The quantization of the electron energy inside an atom explains much of the behavior of atoms such as why atoms emit only discrete frequencies of light. An electron in a low orbit of an atom will absorb a photon causing the electron to jump to a higher orbit and then emits a photon jumping back to the lower orbit.
The quantization of space-time has its bases in two of Max Planck’ natural units that are based on five universal physical constants: Gravitational constant, Reduced Planck constant, Speed of light in a vacuum, Coulomb constant, and Boltzmann's constant The two with physical significance are Planck Length and Planck Time are the smallest possible measurements of space-time according our current understanding of the laws of Physics because of the uncertainty principle when a plied to these scales.

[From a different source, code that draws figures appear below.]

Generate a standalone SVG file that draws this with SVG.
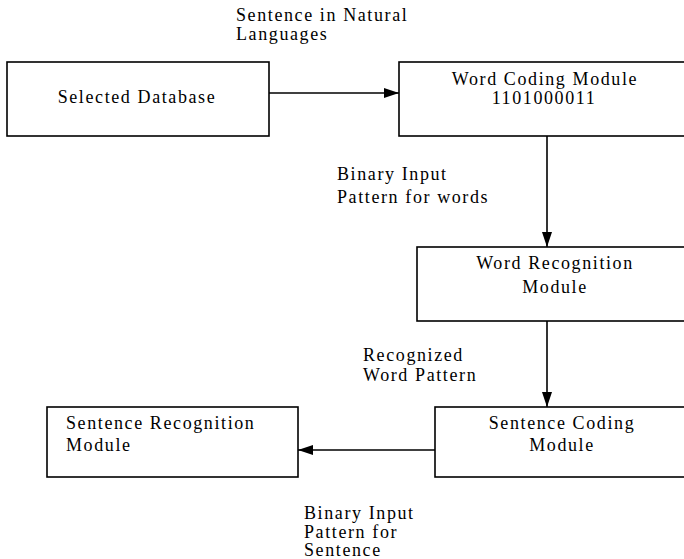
<svg xmlns="http://www.w3.org/2000/svg" width="684" height="559" viewBox="0 0 684 559">
<style>
.box{fill:#fff;stroke:#000;stroke-width:1.6}
.t{font-family:"Liberation Serif","Times New Roman",serif;font-size:18px;letter-spacing:1.6px;fill:#000}
.c{text-anchor:middle}
.ln{stroke:#000;stroke-width:1.6;fill:none}
</style>
<defs>
<marker id="ah" viewBox="0 0 15 10" refX="15" refY="5" markerWidth="15" markerHeight="10" orient="auto" markerUnits="userSpaceOnUse">
<path d="M0,0 L15,5 L0,10 z" fill="#000"/>
</marker>
</defs>
<rect width="684" height="559" fill="#fff"/>
<g id="connectors">
<line class="ln" x1="269" y1="93" x2="399" y2="93" marker-end="url(#ah)"/>
<line class="ln" x1="547" y1="136" x2="547" y2="247" marker-end="url(#ah)"/>
<line class="ln" x1="547" y1="321" x2="547" y2="407" marker-end="url(#ah)"/>
<line class="ln" x1="435" y1="450" x2="298" y2="450" marker-end="url(#ah)"/>
</g>
<g id="selected-database">
<rect class="box" x="7" y="62" width="262" height="74"/>
<text class="t c" x="137" y="103">Selected Database</text>
</g>
<g id="word-coding">
<rect class="box" x="399" y="62" width="290" height="74"/>
<text class="t c" x="545" y="85">Word Coding Module</text>
<text class="t c" x="544" y="104">1101000011</text>
</g>
<g id="word-recognition">
<rect class="box" x="417" y="247" width="272" height="74"/>
<text class="t c" x="555" y="269">Word Recognition</text>
<text class="t c" x="555" y="293">Module</text>
</g>
<g id="sentence-coding">
<rect class="box" x="435" y="407" width="254" height="70"/>
<text class="t c" x="562" y="429">Sentence Coding</text>
<text class="t c" x="562" y="451">Module</text>
</g>
<g id="sentence-recognition">
<rect class="box" x="47" y="407" width="251" height="70"/>
<text class="t" x="66" y="429">Sentence Recognition</text>
<text class="t" x="66" y="451">Module</text>
</g>
<g id="labels">
<text class="t" x="236" y="21">Sentence in Natural</text>
<text class="t" x="236" y="40">Languages</text>
<text class="t" x="337" y="180">Binary Input</text>
<text class="t" x="337" y="203">Pattern for words</text>
<text class="t" x="363" y="361">Recognized</text>
<text class="t" x="363" y="381">Word Pattern</text>
<text class="t" x="304" y="519">Binary Input</text>
<text class="t" x="304" y="538">Pattern for</text>
<text class="t" x="304" y="556">Sentence</text>
</g>
</svg>
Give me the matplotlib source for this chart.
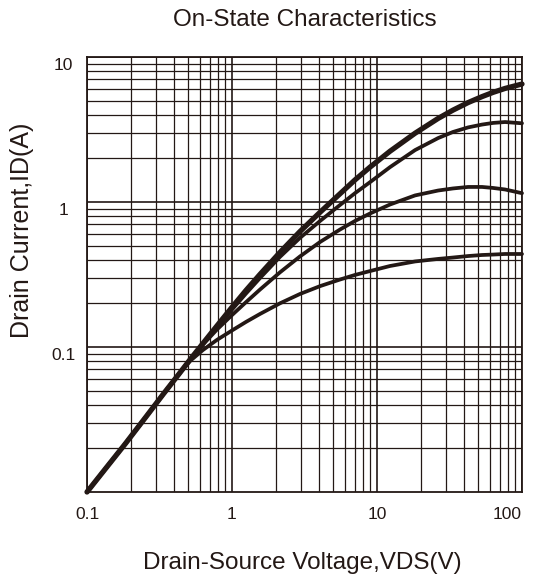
import numpy as np
import matplotlib
matplotlib.use("Agg")
import matplotlib.pyplot as plt
from matplotlib.ticker import FixedLocator, LogLocator, NullFormatter
from matplotlib.transforms import ScaledTranslation

plt.rcParams['font.family'] = ['Liberation Sans', 'DejaVu Sans']

# Data (VDS in V, ID in A)
vds = [0.1, 0.135, 0.183, 0.264, 0.334, 0.425, 0.513, 0.631, 0.788, 1.0, 1.25,
       1.56, 2.14, 2.94, 4.05, 5.56, 7.05, 8.95, 12.3, 18.3, 26.4, 33.4, 42.5,
       53.0, 63.1, 76.4, 100]

id_top = [0.01, 0.0146, 0.0214, 0.0345, 0.047, 0.064, 0.0817, 0.106, 0.140, 0.188, 0.246,
          0.317, 0.449, 0.625, 0.850, 1.14, 1.42, 1.74, 2.24, 2.98, 3.77, 4.30, 4.85,
          5.33, 5.70, 6.07, 6.51]
id_2 = [0.01, 0.0146, 0.0214, 0.0345, 0.047, 0.064, 0.0817, 0.105, 0.138, 0.181, 0.234,
        0.299, 0.418, 0.565, 0.740, 0.954, 1.15, 1.37, 1.74, 2.28, 2.76, 3.04, 3.27,
        3.42, 3.51, 3.56, 3.49]
id_3 = [0.01, 0.0146, 0.0214, 0.0345, 0.047, 0.064, 0.0816, 0.104, 0.132, 0.166, 0.204,
        0.249, 0.327, 0.421, 0.530, 0.646, 0.740, 0.833, 0.961, 1.11, 1.20, 1.24, 1.27,
        1.27, 1.25, 1.22, 1.15]
id_4 = [0.01, 0.0146, 0.0214, 0.0345, 0.047, 0.064, 0.080, 0.0954, 0.112, 0.130, 0.149,
        0.169, 0.200, 0.232, 0.263, 0.292, 0.314, 0.334, 0.362, 0.389, 0.405, 0.414, 0.424,
        0.431, 0.434, 0.438, 0.438]

x_ticks = [0.1, 1, 10, 100]
x_ticklabels = ["0.1", "1", "10", "100"]
y_ticks = [0.1, 1, 10]
y_ticklabels = ["0.1", "1", "10"]

ink = '#231815'

fig = plt.figure(figsize=(5.36, 5.76), dpi=100)
ax = fig.add_axes([87 / 536, 1 - 492 / 576, 435 / 536, 435 / 576])

ax.set_xscale('log')
ax.set_yscale('log')
ax.set_xlim(0.1, 100)
ax.set_ylim(0.01, 10)

# grid: decades + 2..9 subdivisions
ax.xaxis.set_major_locator(FixedLocator(x_ticks))
ax.yaxis.set_major_locator(FixedLocator(y_ticks))
ax.xaxis.set_minor_locator(LogLocator(base=10, subs=np.arange(2, 10)))
ax.yaxis.set_minor_locator(LogLocator(base=10, subs=np.arange(2, 10)))
ax.xaxis.set_minor_formatter(NullFormatter())
ax.yaxis.set_minor_formatter(NullFormatter())
ax.grid(True, which='major', color=ink, lw=1.2)
ax.grid(True, which='minor', color=ink, lw=0.9)
ax.set_axisbelow(True)

for curve, lw in [(id_4, 2.7), (id_3, 2.7), (id_2, 2.7), (id_top, 3.8)]:
    ax.plot(vds, curve, color=ink, lw=lw, solid_capstyle='round',
            solid_joinstyle='round', clip_on=False, zorder=3)

for s in ax.spines.values():
    s.set_color(ink)
    s.set_linewidth(1.3)

ax.tick_params(which='both', length=0)
ax.set_xticks(x_ticks)
ax.set_xticklabels(x_ticklabels, fontsize=12.5, color=ink)
ax.set_yticks(y_ticks)
ax.set_yticklabels(y_ticklabels, fontsize=12.5, color=ink)
ax.tick_params(axis='x', pad=11)
ax.tick_params(axis='y', pad=17)

for lab in ax.get_yticklabels():
    lab.set_horizontalalignment('center')
    lab.set_transform(lab.get_transform() + ScaledTranslation(0, -5 / 72, fig.dpi_scale_trans))
last = ax.get_xticklabels()[-1]
last.set_horizontalalignment('right')

ax.set_xlabel("Drain-Source Voltage,VDS(V)", fontsize=17.5, color=ink, va='center')
ax.xaxis.set_label_coords(0.495, -0.163)
ax.set_ylabel("Drain Current,ID(A)", fontsize=18, color=ink, va='center')
ax.yaxis.set_label_coords(-0.149, 0.602)

fig.text(304.5 / 536, 1 - 20 / 576, "On-State Characteristics", fontsize=17.5,
         color=ink, ha='center', va='center')

fig.savefig("out.png", dpi=100, facecolor='white')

This suggests that time and space themselves are Quantized. The smallest measurement of length that has any meaning with in the laws of physics as we understand them today is called Planck Length and it has a value of 1.616 252 × 10−35 m. The amount of time it takes a photon to cross a Planck Length. It is the smallest measurement of time that has any meaning with in the laws of physics as we understand them today is called Planck Time with a value of 5.391 24 × 10−44 s.
Quantization requires physical quantities like position, energy and momentum to have discrete values explaining much of what goes on in side atom and based on our current understanding of the laws of physics it suggest that time and space are quantized.